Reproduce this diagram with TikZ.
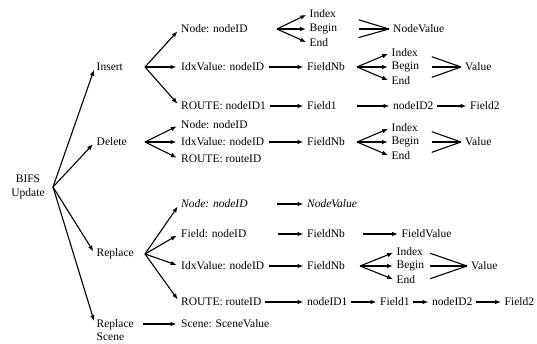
\documentclass[tikz,border=0pt]{standalone}
\usepackage{fontspec}
\setmainfont{Liberation Serif}
\usetikzlibrary{calc,positioning,arrows.meta}

\begin{document}
\begin{tikzpicture}
[x=1pt,y=-1pt,>={Latex[length=6pt,width=4.5pt]},
lbl/.style={anchor=west, inner sep=1.5pt, font=\fontsize{11.5}{14}\selectfont},
ibe/.style={lbl, text width=28pt},
val/.style={lbl, inner xsep=4pt}]
\useasboundingbox (0,0) rectangle (537,343);
\node[lbl, anchor=center, align=center] (bifs) at (28,187) {BIFS\\Update};
\node[lbl] (insert) at (95,67) {Insert};
\node[lbl] (delete) at (95,142) {Delete};
\node[lbl] (replace) at (95,254) {Replace};
\node[lbl, align=left, font=\fontsize{11.5}{12.5}\selectfont] (rscene) at (95,330) {Replace\\Scene};

% insert
\node[lbl] (insnode) at (179.5,29) {Node: nodeID};
\node[lbl] (insidx) at (179.5,67) {IdxValue: nodeID};
\node[lbl] (insroute) at (179.5,106) {ROUTE: nodeID1};
\node[ibe] (insindex) at (308,14) {Index};
\node[ibe] (insbegin) at (308,29) {Begin};
\node[ibe] (insend) at (308,43) {End};
\node[val] (insnv) at (389,29) {NodeValue};
\node[lbl] (insfnb) at (305.5,67) {FieldNb};
\node[ibe] (insindex2) at (390,53) {Index};
\node[ibe] (insbegin2) at (390,67) {Begin};
\node[ibe] (insend2) at (390,81) {End};
\node[val] (insval) at (461,67) {Value};
\node[lbl] (insfield) at (305.5,106) {Field1};
\node[lbl] (insnid) at (391.5,106) {nodeID2};
\node[lbl] (insfield2) at (468.5,106) {Field2};

% delete
\node[lbl] (delnode) at (179.5,125) {Node: nodeID};
\node[lbl] (delidx) at (179.5,142) {IdxValue: nodeID};
\node[lbl] (delroute) at (179.5,159) {ROUTE: routeID};
\node[lbl] (delfnb) at (305.5,142) {FieldNb};
\node[ibe] (delindex) at (390,128) {Index};
\node[ibe] (delbegin) at (390,142) {Begin};
\node[ibe] (delend) at (390,156) {End};
\node[val] (delval) at (461,142) {Value};

% replace
\node[lbl, font=\fontsize{11.5}{14}\selectfont\itshape] (repnode) at (179.5,204) {Node: nodeID};
\node[lbl, font=\fontsize{11.5}{14}\selectfont\itshape] (repnv) at (305.5,204) {NodeValue};
\node[lbl] (repfield) at (179.5,234) {Field: nodeID};
\node[lbl] (repfnb) at (305.5,234) {FieldNb};
\node[lbl] (repfv) at (400,234) {FieldValue};
\node[lbl] (repidx) at (179.5,266) {IdxValue: nodeID};
\node[lbl] (repfnb2) at (305.5,266) {FieldNb};
\node[ibe] (repindex) at (395,252) {Index};
\node[ibe] (repbegin) at (395,266) {Begin};
\node[ibe] (repend) at (395,280) {End};
\node[val] (repval) at (467,266) {Value};
\node[lbl] (reproute) at (179.5,302) {ROUTE: routeID};
\node[lbl] (repnid1) at (305.5,302) {nodeID1};
\node[lbl] (repfield1) at (378.5,302) {Field1};
\node[lbl] (repnid2) at (430.5,302) {nodeID2};
\node[lbl] (repfield2) at (503,302) {Field2};
\node[lbl] (scene) at (179.5,324) {Scene: SceneValue};

\coordinate (bifsout) at (53,187);
\coordinate (insout) at (145,67);
\coordinate (delout) at (145,142);
\coordinate (repout) at (145,254);
\coordinate (insnodeout) at (277,29);
\coordinate (insfnbout) at (357,67);
\coordinate (delfnbout) at (357,142);
\coordinate (repfnbout) at (360,266);

\begin{scope}[line width=1.1pt]
\path[->, shorten >=3pt] (bifsout) edge (insert.west)
        edge (delete.west)
        edge (replace.west)
        edge ([yshift=6pt]rscene.west);
\path[->, shorten >=3pt] (insout) edge (insnode.west)
        edge (insidx.west)
        edge (insroute.west);
\path[->, shorten >=3pt] (delout) edge (delnode.west)
        edge (delidx.west)
        edge (delroute.west);
\path[->, shorten >=3pt] (repout) edge (repnode.west)
        edge (repfield.west)
        edge (repidx.west)
        edge (reproute.west);
\draw[->, shorten <=8pt, shorten >=3pt] ([yshift=6pt]rscene.east) -- (scene.west);

\path[->, shorten >=2pt] (insnodeout) edge (insindex.west)
        edge (insbegin.west)
        edge (insend.west);
\path[shorten <=20pt] (insindex.east) edge (insnv.west)
        (insbegin.east) edge (insnv.west)
        (insend.east) edge (insnv.west);
\draw[->, shorten <=3pt, shorten >=2pt] (insidx) -- (insfnb);
\path[->, shorten >=2pt] (insfnbout) edge (insindex2.west)
        edge (insbegin2.west)
        edge (insend2.west);
\path[shorten <=11pt] (insindex2.east) edge (insval.west)
        (insbegin2.east) edge (insval.west)
        (insend2.east) edge (insval.west);
\draw[->, shorten <=2pt, shorten >=2pt] (insroute) -- (insfield);
\draw[->, shorten <=19pt, shorten >=2pt] (insfield) -- (insnid);
\draw[->, shorten <=2pt, shorten >=2pt] (insnid) -- (insfield2);

\draw[->, shorten <=3pt, shorten >=2pt] (delidx) -- (delfnb);
\path[->, shorten >=2pt] (delfnbout) edge (delindex.west)
        edge (delbegin.west)
        edge (delend.west);
\path[shorten <=11pt] (delindex.east) edge (delval.west)
        (delbegin.east) edge (delval.west)
        (delend.east) edge (delval.west);

\draw[->, shorten <=28pt, shorten >=2pt] (repnode) -- (repnv);
\draw[->, shorten <=30pt, shorten >=2pt] (repfield) -- (repfnb);
\draw[->, shorten <=16pt, shorten >=2pt] (repfnb) -- (repfv);
\draw[->, shorten <=3pt, shorten >=2pt] (repidx) -- (repfnb2);
\path[->, shorten >=2pt] (repfnbout) edge (repindex.west)
        edge (repbegin.west)
        edge (repend.west);
\path[shorten <=4pt] (repindex.east) edge (repval.west)
        (repbegin.east) edge (repval.west)
        (repend.east) edge (repval.west);
\draw[->, shorten <=2pt, shorten >=2pt] (reproute) -- (repnid1);
\draw[->, shorten <=2pt, shorten >=2pt] (repnid1) -- (repfield1);
\draw[->, shorten <=2pt, shorten >=2pt] (repfield1) -- (repnid2);
\draw[->, shorten <=2pt, shorten >=2pt] (repnid2) -- (repfield2);
\end{scope}
\end{tikzpicture}
\end{document}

┄┄┄┄┄┄┄┄┄┄┄┄┄┄┄┄┄┄┄┄

[Required task]: Copy all the data exactly as written, but skip any picture.

[Correct result]:
Reproduce this diagram with TikZ.
\documentclass[tikz,border=0pt]{standalone}
\usepackage{fontspec}
\setmainfont{Liberation Serif}
\usetikzlibrary{calc,positioning,arrows.meta}

\begin{document}
\begin{tikzpicture}
[x=1pt,y=-1pt,>={Latex[length=6pt,width=4.5pt]},
lbl/.style={anchor=west, inner sep=1.5pt, font=\fontsize{11.5}{14}\selectfont},
ibe/.style={lbl, text width=28pt},
val/.style={lbl, inner xsep=4pt}]
\useasboundingbox (0,0) rectangle (537,343);
\node[lbl, anchor=center, align=center] (bifs) at (28,187) {BIFS\\Update};
\node[lbl] (insert) at (95,67) {Insert};
\node[lbl] (delete) at (95,142) {Delete};
\node[lbl] (replace) at (95,254) {Replace};
\node[lbl, align=left, font=\fontsize{11.5}{12.5}\selectfont] (rscene) at (95,330) {Replace\\Scene};

% insert
\node[lbl] (insnode) at (179.5,29) {Node: nodeID};
\node[lbl] (insidx) at (179.5,67) {IdxValue: nodeID};
\node[lbl] (insroute) at (179.5,106) {ROUTE: nodeID1};
\node[ibe] (insindex) at (308,14) {Index};
\node[ibe] (insbegin) at (308,29) {Begin};
\node[ibe] (insend) at (308,43) {End};
\node[val] (insnv) at (389,29) {NodeValue};
\node[lbl] (insfnb) at (305.5,67) {FieldNb};
\node[ibe] (insindex2) at (390,53) {Index};
\node[ibe] (insbegin2) at (390,67) {Begin};
\node[ibe] (insend2) at (390,81) {End};
\node[val] (insval) at (461,67) {Value};
\node[lbl] (insfield) at (305.5,106) {Field1};
\node[lbl] (insnid) at (391.5,106) {nodeID2};
\node[lbl] (insfield2) at (468.5,106) {Field2};

% delete
\node[lbl] (delnode) at (179.5,125) {Node: nodeID};
\node[lbl] (delidx) at (179.5,142) {IdxValue: nodeID};
\node[lbl] (delroute) at (179.5,159) {ROUTE: routeID};
\node[lbl] (delfnb) at (305.5,142) {FieldNb};
\node[ibe] (delindex) at (390,128) {Index};
\node[ibe] (delbegin) at (390,142) {Begin};
\node[ibe] (delend) at (390,156) {End};
\node[val] (delval) at (461,142) {Value};

% replace
\node[lbl, font=\fontsize{11.5}{14}\selectfont\itshape] (repnode) at (179.5,204) {Node: nodeID};
\node[lbl, font=\fontsize{11.5}{14}\selectfont\itshape] (repnv) at (305.5,204) {NodeValue};
\node[lbl] (repfield) at (179.5,234) {Field: nodeID};
\node[lbl] (repfnb) at (305.5,234) {FieldNb};
\node[lbl] (repfv) at (400,234) {FieldValue};
\node[lbl] (repidx) at (179.5,266) {IdxValue: nodeID};
\node[lbl] (repfnb2) at (305.5,266) {FieldNb};
\node[ibe] (repindex) at (395,252) {Index};
\node[ibe] (repbegin) at (395,266) {Begin};
\node[ibe] (repend) at (395,280) {End};
\node[val] (repval) at (467,266) {Value};
\node[lbl] (reproute) at (179.5,302) {ROUTE: routeID};
\node[lbl] (repnid1) at (305.5,302) {nodeID1};
\node[lbl] (repfield1) at (378.5,302) {Field1};
\node[lbl] (repnid2) at (430.5,302) {nodeID2};
\node[lbl] (repfield2) at (503,302) {Field2};
\node[lbl] (scene) at (179.5,324) {Scene: SceneValue};

\coordinate (bifsout) at (53,187);
\coordinate (insout) at (145,67);
\coordinate (delout) at (145,142);
\coordinate (repout) at (145,254);
\coordinate (insnodeout) at (277,29);
\coordinate (insfnbout) at (357,67);
\coordinate (delfnbout) at (357,142);
\coordinate (repfnbout) at (360,266);

\begin{scope}[line width=1.1pt]
\path[->, shorten >=3pt] (bifsout) edge (insert.west)
        edge (delete.west)
        edge (replace.west)
        edge ([yshift=6pt]rscene.west);
\path[->, shorten >=3pt] (insout) edge (insnode.west)
        edge (insidx.west)
        edge (insroute.west);
\path[->, shorten >=3pt] (delout) edge (delnode.west)
        edge (delidx.west)
        edge (delroute.west);
\path[->, shorten >=3pt] (repout) edge (repnode.west)
        edge (repfield.west)
        edge (repidx.west)
        edge (reproute.west);
\draw[->, shorten <=8pt, shorten >=3pt] ([yshift=6pt]rscene.east) -- (scene.west);

\path[->, shorten >=2pt] (insnodeout) edge (insindex.west)
        edge (insbegin.west)
        edge (insend.west);
\path[shorten <=20pt] (insindex.east) edge (insnv.west)
        (insbegin.east) edge (insnv.west)
        (insend.east) edge (insnv.west);
\draw[->, shorten <=3pt, shorten >=2pt] (insidx) -- (insfnb);
\path[->, shorten >=2pt] (insfnbout) edge (insindex2.west)
        edge (insbegin2.west)
        edge (insend2.west);
\path[shorten <=11pt] (insindex2.east) edge (insval.west)
        (insbegin2.east) edge (insval.west)
        (insend2.east) edge (insval.west);
\draw[->, shorten <=2pt, shorten >=2pt] (insroute) -- (insfield);
\draw[->, shorten <=19pt, shorten >=2pt] (insfield) -- (insnid);
\draw[->, shorten <=2pt, shorten >=2pt] (insnid) -- (insfield2);

\draw[->, shorten <=3pt, shorten >=2pt] (delidx) -- (delfnb);
\path[->, shorten >=2pt] (delfnbout) edge (delindex.west)
        edge (delbegin.west)
        edge (delend.west);
\path[shorten <=11pt] (delindex.east) edge (delval.west)
        (delbegin.east) edge (delval.west)
        (delend.east) edge (delval.west);

\draw[->, shorten <=28pt, shorten >=2pt] (repnode) -- (repnv);
\draw[->, shorten <=30pt, shorten >=2pt] (repfield) -- (repfnb);
\draw[->, shorten <=16pt, shorten >=2pt] (repfnb) -- (repfv);
\draw[->, shorten <=3pt, shorten >=2pt] (repidx) -- (repfnb2);
\path[->, shorten >=2pt] (repfnbout) edge (repindex.west)
        edge (repbegin.west)
        edge (repend.west);
\path[shorten <=4pt] (repindex.east) edge (repval.west)
        (repbegin.east) edge (repval.west)
        (repend.east) edge (repval.west);
\draw[->, shorten <=2pt, shorten >=2pt] (reproute) -- (repnid1);
\draw[->, shorten <=2pt, shorten >=2pt] (repnid1) -- (repfield1);
\draw[->, shorten <=2pt, shorten >=2pt] (repfield1) -- (repnid2);
\draw[->, shorten <=2pt, shorten >=2pt] (repnid2) -- (repfield2);
\end{scope}
\end{tikzpicture}
\end{document}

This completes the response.